→ **What you have to do**: The material below holds a span beginning at the line with "Reproduce this chart with Plotly." and ending at the line with "height in px". Quote that span exactly, both ends included, and only that span.

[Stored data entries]

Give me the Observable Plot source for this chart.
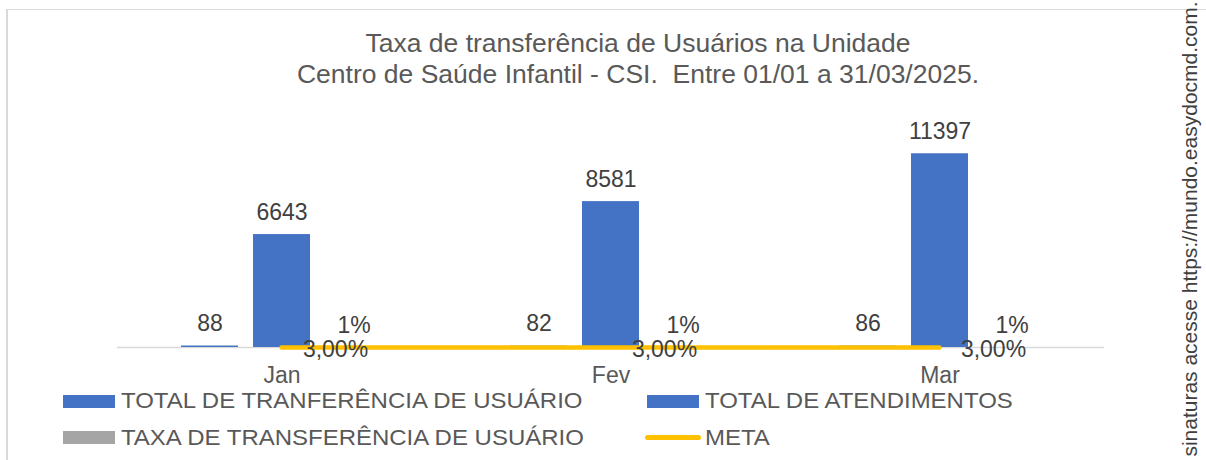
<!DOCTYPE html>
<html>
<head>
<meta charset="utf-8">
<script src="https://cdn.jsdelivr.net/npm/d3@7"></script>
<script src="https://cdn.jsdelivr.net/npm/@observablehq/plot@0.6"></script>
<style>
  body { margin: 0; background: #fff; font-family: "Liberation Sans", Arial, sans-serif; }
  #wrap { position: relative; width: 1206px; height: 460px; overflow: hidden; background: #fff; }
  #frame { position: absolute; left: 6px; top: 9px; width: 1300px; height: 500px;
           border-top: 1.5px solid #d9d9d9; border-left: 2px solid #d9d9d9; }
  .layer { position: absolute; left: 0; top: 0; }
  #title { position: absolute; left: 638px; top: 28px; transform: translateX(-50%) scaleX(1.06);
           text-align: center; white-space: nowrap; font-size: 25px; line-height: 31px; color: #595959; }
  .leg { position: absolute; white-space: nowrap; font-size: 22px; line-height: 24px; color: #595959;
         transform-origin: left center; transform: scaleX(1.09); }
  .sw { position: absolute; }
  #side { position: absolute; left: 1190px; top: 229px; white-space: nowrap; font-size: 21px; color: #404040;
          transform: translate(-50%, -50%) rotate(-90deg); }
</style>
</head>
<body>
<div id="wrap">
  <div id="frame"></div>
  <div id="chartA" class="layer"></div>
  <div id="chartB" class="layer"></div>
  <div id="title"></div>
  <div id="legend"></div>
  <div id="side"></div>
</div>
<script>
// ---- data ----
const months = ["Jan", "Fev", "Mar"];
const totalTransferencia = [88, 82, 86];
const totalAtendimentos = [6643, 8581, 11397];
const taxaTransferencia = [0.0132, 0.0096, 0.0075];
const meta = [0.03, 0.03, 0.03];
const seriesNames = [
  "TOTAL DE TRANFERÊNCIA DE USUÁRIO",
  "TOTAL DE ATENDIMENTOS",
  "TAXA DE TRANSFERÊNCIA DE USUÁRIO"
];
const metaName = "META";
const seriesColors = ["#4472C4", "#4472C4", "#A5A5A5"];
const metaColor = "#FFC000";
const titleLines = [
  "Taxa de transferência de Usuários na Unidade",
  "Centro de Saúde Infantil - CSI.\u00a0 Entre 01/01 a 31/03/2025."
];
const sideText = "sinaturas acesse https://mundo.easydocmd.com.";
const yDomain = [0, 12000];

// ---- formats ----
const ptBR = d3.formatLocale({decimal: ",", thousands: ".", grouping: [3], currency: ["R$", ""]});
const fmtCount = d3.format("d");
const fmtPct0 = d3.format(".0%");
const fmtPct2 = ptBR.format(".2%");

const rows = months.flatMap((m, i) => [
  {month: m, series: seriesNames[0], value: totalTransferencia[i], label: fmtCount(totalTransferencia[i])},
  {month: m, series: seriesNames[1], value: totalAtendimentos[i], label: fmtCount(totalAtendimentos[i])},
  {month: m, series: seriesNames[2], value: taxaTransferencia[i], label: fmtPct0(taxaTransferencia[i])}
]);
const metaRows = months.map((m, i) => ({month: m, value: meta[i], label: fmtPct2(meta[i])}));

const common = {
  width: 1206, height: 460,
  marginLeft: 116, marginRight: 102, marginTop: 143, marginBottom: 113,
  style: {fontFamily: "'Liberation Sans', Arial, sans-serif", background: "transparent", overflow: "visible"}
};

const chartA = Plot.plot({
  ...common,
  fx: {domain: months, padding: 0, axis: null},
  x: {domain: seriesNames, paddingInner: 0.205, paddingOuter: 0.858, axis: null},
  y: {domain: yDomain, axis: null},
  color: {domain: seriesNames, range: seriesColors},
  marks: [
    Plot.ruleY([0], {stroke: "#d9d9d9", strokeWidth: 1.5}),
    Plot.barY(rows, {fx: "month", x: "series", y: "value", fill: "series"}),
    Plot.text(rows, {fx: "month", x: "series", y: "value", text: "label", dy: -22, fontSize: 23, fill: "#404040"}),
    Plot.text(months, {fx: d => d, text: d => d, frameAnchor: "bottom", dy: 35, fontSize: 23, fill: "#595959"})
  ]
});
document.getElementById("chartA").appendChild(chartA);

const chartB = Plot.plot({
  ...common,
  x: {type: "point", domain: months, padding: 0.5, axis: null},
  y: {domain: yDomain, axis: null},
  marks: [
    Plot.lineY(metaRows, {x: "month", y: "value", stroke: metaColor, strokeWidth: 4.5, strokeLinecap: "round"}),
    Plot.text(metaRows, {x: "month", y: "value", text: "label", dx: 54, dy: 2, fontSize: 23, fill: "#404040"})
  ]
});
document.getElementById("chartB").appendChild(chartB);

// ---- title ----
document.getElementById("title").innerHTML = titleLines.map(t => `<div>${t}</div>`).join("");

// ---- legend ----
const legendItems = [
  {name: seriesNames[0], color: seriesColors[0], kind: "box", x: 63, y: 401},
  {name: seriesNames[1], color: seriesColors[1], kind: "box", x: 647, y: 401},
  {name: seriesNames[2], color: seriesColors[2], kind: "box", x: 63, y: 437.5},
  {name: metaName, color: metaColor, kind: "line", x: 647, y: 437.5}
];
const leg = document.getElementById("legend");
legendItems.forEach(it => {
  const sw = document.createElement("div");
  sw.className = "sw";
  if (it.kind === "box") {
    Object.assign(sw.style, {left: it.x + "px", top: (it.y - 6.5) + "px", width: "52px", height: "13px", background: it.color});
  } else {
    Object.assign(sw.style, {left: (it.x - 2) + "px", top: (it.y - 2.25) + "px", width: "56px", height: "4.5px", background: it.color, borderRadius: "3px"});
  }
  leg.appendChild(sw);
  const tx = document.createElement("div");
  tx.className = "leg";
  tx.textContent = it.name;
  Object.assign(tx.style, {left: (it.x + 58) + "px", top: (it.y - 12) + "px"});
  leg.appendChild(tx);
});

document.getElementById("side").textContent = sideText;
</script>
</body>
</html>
...
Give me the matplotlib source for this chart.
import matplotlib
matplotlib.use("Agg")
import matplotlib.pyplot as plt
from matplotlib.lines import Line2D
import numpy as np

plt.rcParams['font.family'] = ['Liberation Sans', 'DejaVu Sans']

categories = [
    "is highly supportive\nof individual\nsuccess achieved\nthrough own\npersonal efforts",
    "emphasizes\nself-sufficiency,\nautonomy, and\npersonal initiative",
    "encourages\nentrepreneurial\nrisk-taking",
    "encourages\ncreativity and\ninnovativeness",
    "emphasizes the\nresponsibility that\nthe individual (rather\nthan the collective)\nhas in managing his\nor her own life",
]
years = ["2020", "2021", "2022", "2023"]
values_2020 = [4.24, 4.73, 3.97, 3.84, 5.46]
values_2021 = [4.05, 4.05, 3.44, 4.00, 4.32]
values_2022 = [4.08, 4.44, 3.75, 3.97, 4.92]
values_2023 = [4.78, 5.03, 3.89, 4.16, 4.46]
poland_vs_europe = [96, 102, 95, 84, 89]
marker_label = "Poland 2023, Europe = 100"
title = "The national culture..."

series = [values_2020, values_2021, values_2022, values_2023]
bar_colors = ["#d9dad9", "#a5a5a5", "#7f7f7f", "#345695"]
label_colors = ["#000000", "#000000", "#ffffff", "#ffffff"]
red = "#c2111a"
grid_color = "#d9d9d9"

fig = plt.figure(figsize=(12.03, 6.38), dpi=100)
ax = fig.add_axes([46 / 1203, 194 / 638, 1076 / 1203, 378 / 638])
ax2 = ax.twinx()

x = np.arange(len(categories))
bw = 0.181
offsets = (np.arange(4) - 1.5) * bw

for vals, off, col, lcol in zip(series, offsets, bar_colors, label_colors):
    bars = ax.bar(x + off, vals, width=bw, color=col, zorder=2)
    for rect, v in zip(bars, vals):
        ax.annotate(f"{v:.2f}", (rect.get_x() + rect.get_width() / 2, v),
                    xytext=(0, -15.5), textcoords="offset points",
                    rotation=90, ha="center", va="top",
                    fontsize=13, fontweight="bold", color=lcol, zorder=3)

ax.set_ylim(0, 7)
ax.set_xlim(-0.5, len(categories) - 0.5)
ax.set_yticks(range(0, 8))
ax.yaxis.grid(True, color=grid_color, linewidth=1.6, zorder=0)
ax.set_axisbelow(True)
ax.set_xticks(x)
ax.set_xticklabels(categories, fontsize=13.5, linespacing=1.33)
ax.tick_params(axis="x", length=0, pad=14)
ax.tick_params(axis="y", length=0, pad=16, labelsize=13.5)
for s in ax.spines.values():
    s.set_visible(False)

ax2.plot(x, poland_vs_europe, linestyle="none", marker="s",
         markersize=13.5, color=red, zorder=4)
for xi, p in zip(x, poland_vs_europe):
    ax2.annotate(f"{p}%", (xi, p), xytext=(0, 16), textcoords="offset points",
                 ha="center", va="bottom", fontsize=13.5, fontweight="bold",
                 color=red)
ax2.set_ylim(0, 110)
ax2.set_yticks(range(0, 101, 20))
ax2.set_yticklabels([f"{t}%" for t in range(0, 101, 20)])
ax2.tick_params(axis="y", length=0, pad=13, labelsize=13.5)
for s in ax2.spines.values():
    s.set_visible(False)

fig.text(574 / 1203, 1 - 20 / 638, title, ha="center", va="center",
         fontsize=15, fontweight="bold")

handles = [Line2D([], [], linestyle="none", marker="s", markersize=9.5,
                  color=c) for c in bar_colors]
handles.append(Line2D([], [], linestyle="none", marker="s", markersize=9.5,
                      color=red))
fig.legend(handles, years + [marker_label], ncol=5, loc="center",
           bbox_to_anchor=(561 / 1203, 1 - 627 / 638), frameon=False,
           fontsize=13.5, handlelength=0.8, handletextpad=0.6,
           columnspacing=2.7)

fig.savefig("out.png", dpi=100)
==
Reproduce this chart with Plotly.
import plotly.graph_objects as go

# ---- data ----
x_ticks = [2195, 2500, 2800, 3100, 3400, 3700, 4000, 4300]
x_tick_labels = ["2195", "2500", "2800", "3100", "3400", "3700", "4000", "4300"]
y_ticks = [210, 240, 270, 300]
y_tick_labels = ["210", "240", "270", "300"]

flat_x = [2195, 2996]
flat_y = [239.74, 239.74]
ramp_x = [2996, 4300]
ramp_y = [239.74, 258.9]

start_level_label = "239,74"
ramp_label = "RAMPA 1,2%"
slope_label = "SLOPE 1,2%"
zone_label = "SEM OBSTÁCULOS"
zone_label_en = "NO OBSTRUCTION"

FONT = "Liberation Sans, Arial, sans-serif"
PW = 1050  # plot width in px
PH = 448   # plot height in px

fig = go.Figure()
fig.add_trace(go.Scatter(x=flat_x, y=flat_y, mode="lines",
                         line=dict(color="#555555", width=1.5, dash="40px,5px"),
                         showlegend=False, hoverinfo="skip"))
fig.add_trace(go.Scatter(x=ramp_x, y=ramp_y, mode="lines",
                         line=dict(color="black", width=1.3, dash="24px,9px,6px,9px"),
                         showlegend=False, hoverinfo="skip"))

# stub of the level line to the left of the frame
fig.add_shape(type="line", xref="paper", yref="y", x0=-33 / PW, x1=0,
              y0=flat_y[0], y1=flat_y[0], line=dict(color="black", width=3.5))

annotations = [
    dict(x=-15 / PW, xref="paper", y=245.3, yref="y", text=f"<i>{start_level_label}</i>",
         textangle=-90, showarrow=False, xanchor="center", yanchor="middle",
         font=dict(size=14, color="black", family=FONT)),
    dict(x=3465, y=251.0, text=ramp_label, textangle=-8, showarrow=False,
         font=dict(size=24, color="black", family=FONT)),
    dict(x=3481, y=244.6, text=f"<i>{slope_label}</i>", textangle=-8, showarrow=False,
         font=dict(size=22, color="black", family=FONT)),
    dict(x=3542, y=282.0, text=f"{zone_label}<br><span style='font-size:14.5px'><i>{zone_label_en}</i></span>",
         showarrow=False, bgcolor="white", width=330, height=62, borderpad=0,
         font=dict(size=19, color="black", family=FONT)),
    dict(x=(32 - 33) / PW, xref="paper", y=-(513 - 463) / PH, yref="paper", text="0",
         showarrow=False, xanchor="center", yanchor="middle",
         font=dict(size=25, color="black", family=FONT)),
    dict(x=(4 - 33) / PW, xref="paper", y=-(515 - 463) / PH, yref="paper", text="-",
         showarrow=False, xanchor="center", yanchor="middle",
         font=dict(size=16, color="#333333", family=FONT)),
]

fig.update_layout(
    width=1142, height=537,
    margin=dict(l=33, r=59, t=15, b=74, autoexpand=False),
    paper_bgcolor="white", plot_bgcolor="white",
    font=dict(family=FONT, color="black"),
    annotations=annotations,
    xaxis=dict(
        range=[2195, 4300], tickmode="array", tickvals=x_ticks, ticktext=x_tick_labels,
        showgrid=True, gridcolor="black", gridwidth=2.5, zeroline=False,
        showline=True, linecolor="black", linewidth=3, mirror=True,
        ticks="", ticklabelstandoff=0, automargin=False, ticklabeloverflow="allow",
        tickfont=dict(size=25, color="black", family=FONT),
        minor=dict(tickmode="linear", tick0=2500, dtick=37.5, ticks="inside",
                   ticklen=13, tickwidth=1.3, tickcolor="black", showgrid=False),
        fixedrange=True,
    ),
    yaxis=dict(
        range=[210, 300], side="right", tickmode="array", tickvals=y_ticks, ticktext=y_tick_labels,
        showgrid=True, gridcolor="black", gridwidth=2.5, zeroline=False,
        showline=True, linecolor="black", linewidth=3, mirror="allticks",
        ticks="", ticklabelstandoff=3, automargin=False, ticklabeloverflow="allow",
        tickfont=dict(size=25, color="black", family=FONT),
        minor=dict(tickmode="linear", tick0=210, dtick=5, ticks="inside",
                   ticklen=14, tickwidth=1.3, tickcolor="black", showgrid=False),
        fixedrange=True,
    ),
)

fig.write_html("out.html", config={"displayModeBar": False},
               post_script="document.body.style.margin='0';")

→ **Completed task**:
Reproduce this chart with Plotly.
import plotly.graph_objects as go

# ---- data ----
x_ticks = [2195, 2500, 2800, 3100, 3400, 3700, 4000, 4300]
x_tick_labels = ["2195", "2500", "2800", "3100", "3400", "3700", "4000", "4300"]
y_ticks = [210, 240, 270, 300]
y_tick_labels = ["210", "240", "270", "300"]

flat_x = [2195, 2996]
flat_y = [239.74, 239.74]
ramp_x = [2996, 4300]
ramp_y = [239.74, 258.9]

start_level_label = "239,74"
ramp_label = "RAMPA 1,2%"
slope_label = "SLOPE 1,2%"
zone_label = "SEM OBSTÁCULOS"
zone_label_en = "NO OBSTRUCTION"

FONT = "Liberation Sans, Arial, sans-serif"
PW = 1050  # plot width in px
PH = 448   # plot height in px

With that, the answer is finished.